Yet even the most secure implementations cannot exist in silos. Builders may operate within agency-specific environments, but the risks and safeguards around agentic AI cut across the entire IC. Scaling these safeguards requires more than technical controls. It requires alignment, coherence, and oversight.

Scaling agentic AI across agencies

Each IC agency has distinct missions, data needs, and operational realities, so managing and deploying agentic platforms must remain within their domain. At the same time, the Office of the Director of National Intelligence (ODNI) will set strategic guidance and standards, emphasizing guardrails and oversight rather than control. Looking ahead, Director of National Intelligence Gabbard noted that ODNI 2.0 will “enable ODNI to focus on fulfilling its critical role of serving as the central hub for intelligence integration, strategic guidance, and oversight over the Intelligence Community.”

Coherence across the IC does not mean uniform platforms; it means shared baselines and reciprocal trust. ODNI should establish minimum expectations for red-teaming, continuous monitoring, and auditability. Agencies may deploy different infrastructure, but all systems should still produce logs compatible with a common oversight framework. Shared playbooks for threat detection, standardized reporting of AI incidents, and reciprocal validation of controls would allow the IC to scale innovation while avoiding fragmentation, even as it scales back in size. While ODNI cannot enforce reciprocity for approvals across agencies, it can still establish common frameworks and best practices to ensure a successful adoption of agentic AI across the IC.

Securing the future of AI in the IC

Agentic AI represents a new frontier for builders in the Intelligence Community. But with great autonomy comes greater risk.

The path forward is clear: agencies must adopt secure-by-design environments, integrate AI-aware DevSecOps practices, and enforce controls like boundaries, proxies, and immutable audit logs. Tools such as Coder Boundaries and Coder Tasks provide practical mechanisms to operationalize these safeguards while preserving human accountability and oversight.

ODNI’s role is to provide the ethical and strategic guardrails, but execution must remain federated, managed by each agency in line with its unique mission. The goal is coherence across the IC, not centralization.

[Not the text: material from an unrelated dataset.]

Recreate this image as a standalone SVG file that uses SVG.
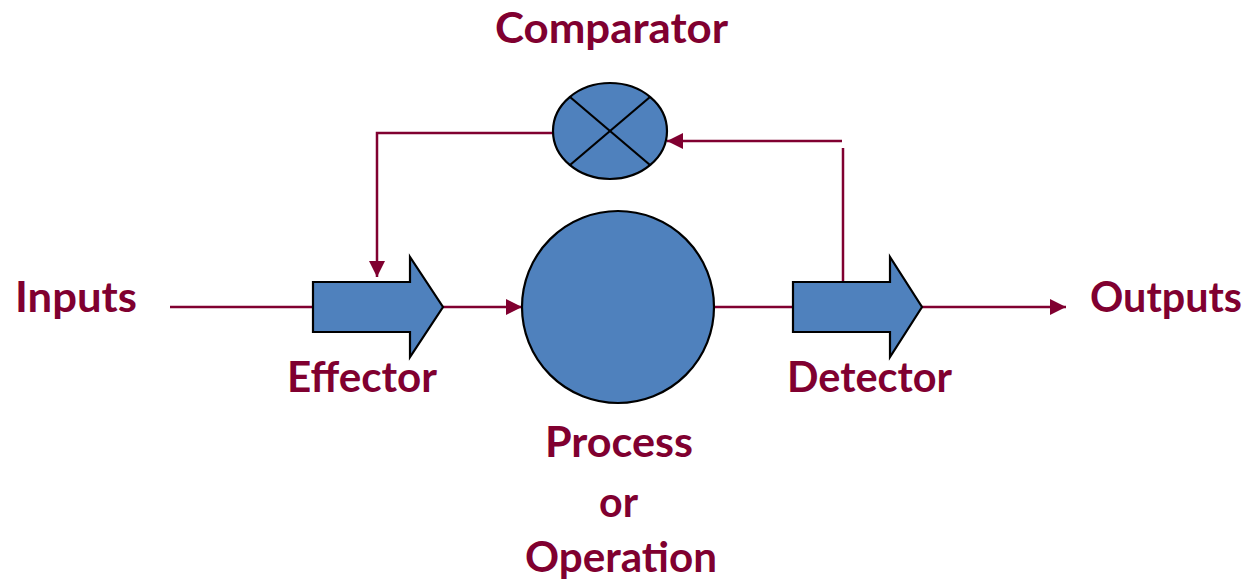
<svg xmlns="http://www.w3.org/2000/svg" width="1253" height="583" viewBox="0 0 1253 583">
  <style>
    .lbl { font-family: "Lato", "Liberation Sans", sans-serif; font-weight: 700; font-size: 42px; fill: #800030; text-anchor: middle; }
    .shape { fill: #4F81BD; stroke: #000; stroke-width: 2.2; stroke-linejoin: miter; }
    .wire { fill: none; stroke: #800030; stroke-width: 2.5; }
  </style>
  <defs>
    <marker id="head" markerUnits="userSpaceOnUse" markerWidth="16" markerHeight="16" viewBox="0 0 16 16" refX="16" refY="8" orient="auto">
      <path d="M0,0 L16,8 L0,16 Z" fill="#800030"/>
    </marker>
  </defs>

  <rect width="1253" height="583" fill="#fff"/>

  <!-- connectors -->
  <g id="connectors">
    <line class="wire" x1="170" y1="307" x2="314" y2="307"/>
    <line class="wire" x1="443" y1="307" x2="522" y2="307" marker-end="url(#head)"/>
    <line class="wire" x1="714" y1="307" x2="794" y2="307"/>
    <line class="wire" x1="922" y1="307" x2="1066" y2="307" marker-end="url(#head)"/>
    <polyline class="wire" points="555,133 377,133 377,277" marker-end="url(#head)"/>
    <line class="wire" x1="842" y1="141" x2="667" y2="141" marker-end="url(#head)"/>
    <line class="wire" x1="843" y1="148" x2="843" y2="293"/>
  </g>

  <!-- comparator -->
  <g id="comparator">
    <ellipse class="shape" cx="610" cy="131" rx="57" ry="48"/>
    <line x1="570" y1="97" x2="650" y2="165" stroke="#000" stroke-width="2.2"/>
    <line x1="650" y1="97" x2="570" y2="165" stroke="#000" stroke-width="2.2"/>
    <text class="lbl" x="611.5" y="43" textLength="233" lengthAdjust="spacingAndGlyphs">Comparator</text>
  </g>

  <!-- effector -->
  <g id="effector">
    <polygon class="shape" points="313,282 410,282 410,257 443,307 410,357 410,332 313,332"/>
    <text class="lbl" x="362" y="392" textLength="150" lengthAdjust="spacingAndGlyphs">Effector</text>
  </g>

  <!-- process -->
  <g id="process">
    <circle class="shape" cx="618" cy="307" r="96"/>
    <text class="lbl" x="619" y="457" textLength="148" lengthAdjust="spacingAndGlyphs">Process</text>
    <text class="lbl" x="618.5" y="517" textLength="39" lengthAdjust="spacingAndGlyphs">or</text>
    <text class="lbl" x="621" y="572" textLength="192" lengthAdjust="spacingAndGlyphs">Operation</text>
  </g>

  <!-- detector -->
  <g id="detector">
    <polygon class="shape" points="793,282 890,282 890,257 922,307 890,357 890,332 793,332"/>
    <text class="lbl" x="869.5" y="392" textLength="165" lengthAdjust="spacingAndGlyphs">Detector</text>
  </g>

  <!-- inputs / outputs -->
  <g id="inputs">
    <text class="lbl" x="76" y="312" textLength="122" lengthAdjust="spacingAndGlyphs">Inputs</text>
  </g>
  <g id="outputs">
    <text class="lbl" x="1166" y="312" textLength="152" lengthAdjust="spacingAndGlyphs">Outputs</text>
  </g>
</svg>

Agentic AI is essential. The IC must adopt it boldly but with discipline, within trusted security approaches. The cost of inaction is high: adversaries will not wait. It’s time to move from experimentation to secure execution.

About the Author

Austen Bruhn is the DoD/IC technology strategist and architect at Coder, bringing deep expertise in secure AI adoption and DevSecOps transformation. With experience developing Lockheed Martin’s edge AI systems, deploying Red Hat’s OpenShift classified environments, and now enabling agentic AI workflows for DoD/IC missions, he’s helped agencies navigate the critical imperatives of innovation and security. From hands-on experience from on-orbit Kubernetes deployments to IC-wide AI architectures, Austen focuses on translating federal AI and software development policy into operational reality while maintaining the security posture that national security demands.

About Coder

Coder is the AI software development company leading the future of autonomous coding. Coder helps teams build fast, stay secure, and scale with control by combining AI coding agents and human developers in one trusted workspace. Coder’s award-winning self-hosted Cloud Development Environment (CDE) gives teams the power to govern, audit, and accelerate software development without trade-offs. Learn more at coder.com.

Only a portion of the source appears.